— START GIVEN DATA —
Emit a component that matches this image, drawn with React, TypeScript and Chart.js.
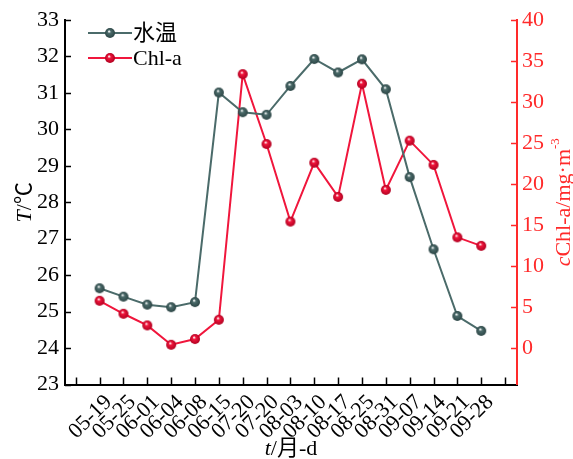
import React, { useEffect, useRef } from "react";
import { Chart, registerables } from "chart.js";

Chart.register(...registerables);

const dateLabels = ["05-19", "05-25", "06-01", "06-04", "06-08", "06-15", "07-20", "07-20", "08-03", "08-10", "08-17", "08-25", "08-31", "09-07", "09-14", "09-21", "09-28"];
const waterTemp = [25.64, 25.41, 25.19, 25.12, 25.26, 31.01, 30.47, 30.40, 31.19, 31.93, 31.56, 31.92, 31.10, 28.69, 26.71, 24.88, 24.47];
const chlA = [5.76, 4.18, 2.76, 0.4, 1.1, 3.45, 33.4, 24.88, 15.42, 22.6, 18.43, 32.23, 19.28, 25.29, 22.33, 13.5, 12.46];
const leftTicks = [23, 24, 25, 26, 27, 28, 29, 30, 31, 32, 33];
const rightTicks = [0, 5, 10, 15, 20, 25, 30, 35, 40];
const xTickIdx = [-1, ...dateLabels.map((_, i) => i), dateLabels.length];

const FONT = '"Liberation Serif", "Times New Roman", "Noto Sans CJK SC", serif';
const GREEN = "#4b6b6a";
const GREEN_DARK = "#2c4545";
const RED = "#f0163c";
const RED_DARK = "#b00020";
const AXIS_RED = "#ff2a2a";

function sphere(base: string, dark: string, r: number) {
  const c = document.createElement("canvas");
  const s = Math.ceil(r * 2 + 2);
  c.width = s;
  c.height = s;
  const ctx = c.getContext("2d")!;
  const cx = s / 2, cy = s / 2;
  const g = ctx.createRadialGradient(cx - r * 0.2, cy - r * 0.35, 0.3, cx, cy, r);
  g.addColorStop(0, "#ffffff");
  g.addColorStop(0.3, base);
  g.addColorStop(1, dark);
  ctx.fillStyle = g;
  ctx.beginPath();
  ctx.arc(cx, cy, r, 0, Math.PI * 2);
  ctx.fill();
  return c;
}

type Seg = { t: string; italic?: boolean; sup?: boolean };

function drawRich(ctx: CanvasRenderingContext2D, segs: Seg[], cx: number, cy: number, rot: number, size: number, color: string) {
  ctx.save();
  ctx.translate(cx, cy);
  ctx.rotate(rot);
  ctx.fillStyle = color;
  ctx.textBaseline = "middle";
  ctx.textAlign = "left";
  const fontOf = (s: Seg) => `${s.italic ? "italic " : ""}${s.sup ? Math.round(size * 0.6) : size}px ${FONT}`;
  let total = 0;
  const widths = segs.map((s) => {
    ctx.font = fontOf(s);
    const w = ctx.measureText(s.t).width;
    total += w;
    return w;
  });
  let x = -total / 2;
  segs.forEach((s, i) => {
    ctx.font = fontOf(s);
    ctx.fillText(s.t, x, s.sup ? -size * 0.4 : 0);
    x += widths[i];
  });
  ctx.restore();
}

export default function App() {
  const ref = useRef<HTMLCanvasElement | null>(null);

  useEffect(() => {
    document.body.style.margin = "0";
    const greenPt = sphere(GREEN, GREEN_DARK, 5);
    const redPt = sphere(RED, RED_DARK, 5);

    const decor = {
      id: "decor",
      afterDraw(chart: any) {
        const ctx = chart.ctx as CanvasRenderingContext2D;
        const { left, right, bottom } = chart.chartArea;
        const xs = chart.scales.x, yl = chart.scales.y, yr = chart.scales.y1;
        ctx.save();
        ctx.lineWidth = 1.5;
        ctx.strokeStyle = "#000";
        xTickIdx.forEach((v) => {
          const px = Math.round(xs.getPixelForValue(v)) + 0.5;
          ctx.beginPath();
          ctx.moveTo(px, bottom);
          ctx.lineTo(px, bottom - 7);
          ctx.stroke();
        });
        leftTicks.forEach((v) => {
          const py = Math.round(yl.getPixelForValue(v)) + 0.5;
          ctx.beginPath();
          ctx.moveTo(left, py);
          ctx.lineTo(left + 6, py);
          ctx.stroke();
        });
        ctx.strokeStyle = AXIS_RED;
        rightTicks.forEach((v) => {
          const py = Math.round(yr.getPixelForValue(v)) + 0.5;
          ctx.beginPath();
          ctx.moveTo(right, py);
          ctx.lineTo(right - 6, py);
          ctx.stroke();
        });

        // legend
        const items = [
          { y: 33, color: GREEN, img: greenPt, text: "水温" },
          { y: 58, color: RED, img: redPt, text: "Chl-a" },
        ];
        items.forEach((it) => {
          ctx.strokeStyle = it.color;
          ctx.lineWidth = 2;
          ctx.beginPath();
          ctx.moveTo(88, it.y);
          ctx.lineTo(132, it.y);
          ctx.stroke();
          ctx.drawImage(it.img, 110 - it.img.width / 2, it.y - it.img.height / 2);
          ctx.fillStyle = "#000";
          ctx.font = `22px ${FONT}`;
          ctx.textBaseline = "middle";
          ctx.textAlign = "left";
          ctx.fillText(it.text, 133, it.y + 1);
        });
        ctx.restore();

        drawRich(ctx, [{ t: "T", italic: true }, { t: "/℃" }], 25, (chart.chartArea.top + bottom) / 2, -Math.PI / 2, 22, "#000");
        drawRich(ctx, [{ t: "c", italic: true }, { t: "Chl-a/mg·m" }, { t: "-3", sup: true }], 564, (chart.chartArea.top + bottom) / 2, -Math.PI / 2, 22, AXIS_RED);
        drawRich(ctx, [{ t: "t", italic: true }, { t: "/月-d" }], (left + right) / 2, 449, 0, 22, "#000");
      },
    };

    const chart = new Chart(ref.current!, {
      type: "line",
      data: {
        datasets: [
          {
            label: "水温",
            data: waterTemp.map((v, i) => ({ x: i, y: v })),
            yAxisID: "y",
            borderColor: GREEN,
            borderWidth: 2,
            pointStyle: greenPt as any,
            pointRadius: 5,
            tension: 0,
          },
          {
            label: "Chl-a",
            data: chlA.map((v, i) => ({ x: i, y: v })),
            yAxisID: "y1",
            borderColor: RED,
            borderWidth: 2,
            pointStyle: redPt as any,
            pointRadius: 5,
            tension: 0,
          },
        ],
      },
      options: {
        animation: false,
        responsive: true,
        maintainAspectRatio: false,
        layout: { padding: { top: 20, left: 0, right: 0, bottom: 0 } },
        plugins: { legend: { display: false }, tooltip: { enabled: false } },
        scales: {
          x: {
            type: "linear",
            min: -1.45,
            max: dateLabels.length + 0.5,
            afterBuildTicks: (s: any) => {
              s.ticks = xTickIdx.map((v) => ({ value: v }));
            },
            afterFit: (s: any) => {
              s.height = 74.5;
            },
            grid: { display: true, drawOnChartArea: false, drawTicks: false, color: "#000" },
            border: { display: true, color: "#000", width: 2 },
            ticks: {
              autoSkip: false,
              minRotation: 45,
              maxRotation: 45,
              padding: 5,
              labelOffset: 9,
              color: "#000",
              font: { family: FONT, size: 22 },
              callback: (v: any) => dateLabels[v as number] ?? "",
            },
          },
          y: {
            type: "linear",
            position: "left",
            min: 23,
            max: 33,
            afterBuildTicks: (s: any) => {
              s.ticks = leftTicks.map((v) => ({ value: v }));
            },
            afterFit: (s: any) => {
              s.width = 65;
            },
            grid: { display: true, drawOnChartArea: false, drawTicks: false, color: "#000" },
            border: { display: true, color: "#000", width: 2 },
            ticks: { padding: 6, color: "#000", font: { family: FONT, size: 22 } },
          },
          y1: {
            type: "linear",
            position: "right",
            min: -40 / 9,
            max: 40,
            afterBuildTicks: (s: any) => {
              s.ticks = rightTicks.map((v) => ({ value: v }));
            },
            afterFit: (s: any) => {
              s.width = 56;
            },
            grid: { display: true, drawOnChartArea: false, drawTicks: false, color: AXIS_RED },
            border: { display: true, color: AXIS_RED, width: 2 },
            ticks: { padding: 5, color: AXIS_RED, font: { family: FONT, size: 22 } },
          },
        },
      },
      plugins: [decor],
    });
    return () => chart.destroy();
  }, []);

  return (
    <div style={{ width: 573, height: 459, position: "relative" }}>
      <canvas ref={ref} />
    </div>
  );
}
— END GIVEN DATA —
Give again, word for word, every line from the top of the data through the line with "Chart.register(...registerables);", both ends included, and exclude the pictures.

Emit a component that matches this image, drawn with React, TypeScript and Chart.js.
import React, { useEffect, useRef } from "react";
import { Chart, registerables } from "chart.js";

Chart.register(...registerables);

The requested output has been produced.